Die erste, skeptische Reaktion der Oliviers auf dieses Konzept war: „Ja, und wie lege ich dann meine Netze bei der Ernte aus? Und wie kann ich mit dem Traktor überall durchfahren?“ Diese Reaktion zeigt deutlich die doppelte Herausforderung, der wir uns gegenübersehen: die landwirtschaftliche und die mentale Transformation. Der Patenschafts-Olivenhain als Experimentallabor wird hier von großer Bedeutung sein. Mit dem Heranwachsen der Pflanzen werden wir neue Wege und praktische Lösungen entwickeln müssen, wie diese Prozesse funktionieren können. Bei den ausgewählten Nutzpflanzen, die jährlich geerntet werden, wird es darauf ankommen, ihre Vegetationszeiten und -rhythmen so abzustimmen, dass sie sich in der Aussaat und der Ernte ablösen und nicht parallel zueinander entwickelt werden.

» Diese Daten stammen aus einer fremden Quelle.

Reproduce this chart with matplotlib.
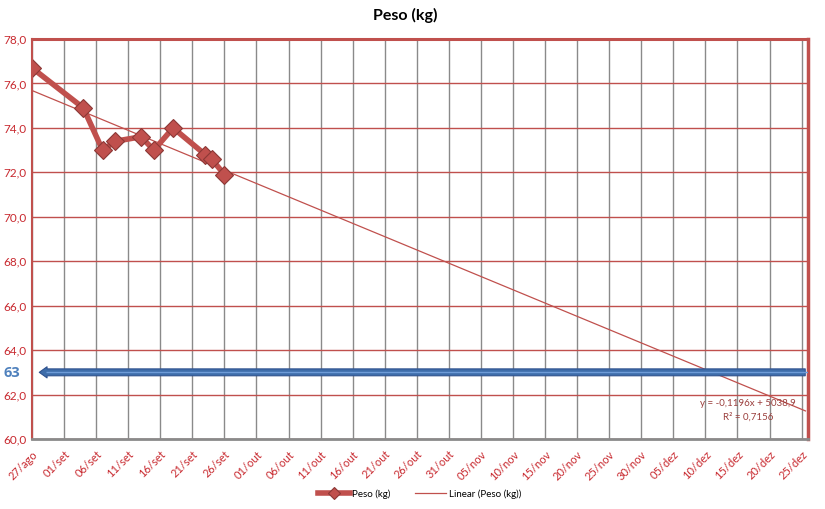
import datetime as dt
import numpy as np
import matplotlib
matplotlib.use("Agg")
import matplotlib.pyplot as plt
import matplotlib.dates as mdates
from matplotlib.patches import FancyArrowPatch

plt.rcParams['font.family'] = ['Lato', 'DejaVu Sans']

# ---- data ----
dates = ["2013-08-27", "2013-09-04", "2013-09-07", "2013-09-09", "2013-09-13",
         "2013-09-15", "2013-09-18", "2013-09-23", "2013-09-24", "2013-09-26"]
peso = [76.7, 74.9, 73.0, 73.4, 73.6, 73.0, 74.0, 72.8, 72.6, 71.9]
tick_labels = ["27/ago", "01/set", "06/set", "11/set", "16/set", "21/set", "26/set",
               "01/out", "06/out", "11/out", "16/out", "21/out", "26/out", "31/out",
               "05/nov", "10/nov", "15/nov", "20/nov", "25/nov", "30/nov",
               "05/dez", "10/dez", "15/dez", "20/dez", "25/dez"]
y_ticks = [60, 62, 64, 66, 68, 70, 72, 74, 76, 78]
meta = 63
eq_text = "y = -0,1196x + 5038,9"
r2_text = "R² = 0,7156"

RED = '#C0504D'
TXT_RED = '#C8282E'
GRAY = '#8A8A8A'

d = [dt.datetime.strptime(s, "%Y-%m-%d") for s in dates]
x = mdates.date2num(d)
x0 = x[0]
tick_pos = x0 + 5 * np.arange(len(tick_labels))
xmax = tick_pos[-1] + 1

fig = plt.figure(figsize=(8.25, 5.09), dpi=100)
ax = fig.add_axes([32/825, 1-439/509, (808-32)/825, (439-39)/509])

ax.set_xlim(x0, xmax)
ax.set_ylim(60, 78)
ax.set_xticks(tick_pos)
ax.set_xticklabels(tick_labels, rotation=45, ha='right', rotation_mode='anchor',
                   color=TXT_RED, fontsize=8)
ax.set_yticks(y_ticks)
ax.set_yticklabels([f"{v:.1f}".replace('.', ',') for v in y_ticks],
                   color=TXT_RED, fontsize=8.5)
ax.tick_params(axis='both', length=0, pad=4)
ax.tick_params(axis='x', pad=7)

for v in tick_pos:
    ax.axvline(v, color=GRAY, lw=1.0, zorder=1)
for v in y_ticks:
    ax.axhline(v, color=RED, lw=1.0, zorder=1)

for s, w, c in [('left', 1.5, RED), ('top', 2.2, RED), ('right', 2.5, RED), ('bottom', 2.0, GRAY)]:
    ax.spines[s].set_color(c)
    ax.spines[s].set_linewidth(w)
    ax.spines[s].set_zorder(5)

# trend line
coef = np.polyfit(x - x0, peso, 1)
xt = np.array([x0, xmax - 0.4])
ax.plot(xt, np.polyval(coef, xt - x0), color=RED, lw=0.9, zorder=3,
        label="Linear (Peso (kg))")

# series
ax.plot(x, peso, color=RED, lw=4.0, marker='D', markersize=9,
        markerfacecolor=RED, markeredgecolor='#8C3836', markeredgewidth=0.8,
        zorder=4, label="Peso (kg)", solid_joinstyle='round')

# goal arrow
arr = FancyArrowPatch((xmax, meta), (x0 + 0.7, meta),
                      arrowstyle='simple,head_length=0.7,head_width=1.0,tail_width=0.62',
                      mutation_scale=8, facecolor='#3E6DAA', edgecolor='#2F528F',
                      lw=0.8, zorder=6, clip_on=False)
ax.add_patch(arr)
ax.plot([x0 + 2.2, xmax], [meta, meta], color='#6E9CD8', lw=1.0, zorder=7,
        solid_capstyle='butt')
fig.text(4/825, 1-373/509, str(meta), color='#4F81BD', fontsize=10.5,
         fontweight='bold', family=['Open Sans', 'DejaVu Sans'],
         ha='left', va='center')

# equation
fig.text(748/825, 1-403/509, eq_text, fontsize=7, color='#9B3F3D',
         ha='center', va='center')
fig.text(748/825, 1-417/509, r2_text, fontsize=7, color='#9B3F3D',
         ha='center', va='center')

fig.text(405/825, 1-15/509, "Peso (kg)", fontsize=11.5, fontweight='bold',
         ha='center', va='center')

h, l = ax.get_legend_handles_labels()
fig.legend(h[::-1], l[::-1], loc='center', bbox_to_anchor=(420/825, 1-494/509),
           ncol=2, frameon=False, fontsize=7, handlelength=3.2, columnspacing=2.5,
           handletextpad=0.3, markerscale=0.65)

fig.savefig("out.png", dpi=100)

Wir freuen uns, dass wir auf dem Olivenhain dank Ihrer Namensschilder über 180 Paten für jeweils einen Olivenbaum haben. Alle Bäume sind bereits vergeben. Wenn Sie uns auf unserem Klimaweg unterstützen möchten, erzählen Sie davon und klicken bei Ihrer Bestellung ab und zu einen 1-Euro-Klimataler mit an. Die Summe vieler kleiner Beträge hilft uns sehr bei der Finanzierung all dessen, was Sie auf den Bildern sehen. Wer im engen oder weiteren Sinne über fachliche und wissenschaftliche Kenntnisse und Fähigkeiten zu dieser Thematik verfügt und uns gelegentlich beraten oder sich der Agroforst-Fachgruppe anschließen möchte, ist herzlich willkommen.
Das ZDF hat sich für seine Sendereihe „Plan B“ für unsere Aktivitäten interessiert und vier Drehtage in Wilstedt, bei den Geschwistern Librandi in Kalabrien und auf unserem Patenschafts-Olivenhain in Palombaio in Apulien verbracht. Wir informieren Sie rechtzeitig, wann der Film gezeigt wird.
Dieser Weg ist m.E. wirklich vielversprechend und auch in unseren Breiten bedenkenswert. Ein Boden, der einen hohen Humusgehalt hat, ist ein wirksamer CO2 Speicher und ist auch für die hiesige Landwirtschaft eine große Chance. Aber dafür braucht es die offene Kommunikation und Forschung zur Machbarkeit und Umsetzung. Ich gratuliere, dass Artefakt diesen Prozess in Südeuropa initiiert und begleitet und freue mich, dass ich als Genossin daran teil habe!
Besser als Winfried Sträter es getan hat, kann man es nicht schreiben. Ich schließe mich dem an.
Kein Kommentar – nur ein großer Dank für diesen instruktiven Bericht über die schwierige Lösungssuche für die veränderten Anbaubedingungen in Zeiten des Klimawandels!
Als Konsument hat man es leicht, ein Produkt zu bestellen/ zu kaufen und weiß viel zu wenig davon, was es heißt, die Lebensmittel überhaupt noch zu produzieren.
Deshalb ist es so viel wert, nicht nur ein Bio-Label auf ein Erzeugnis zu kleben, sondern mit solchen Berichten Einblicke zu geben, vor welchen Herausforderungen landwirtschaftliche Produktion heute steht.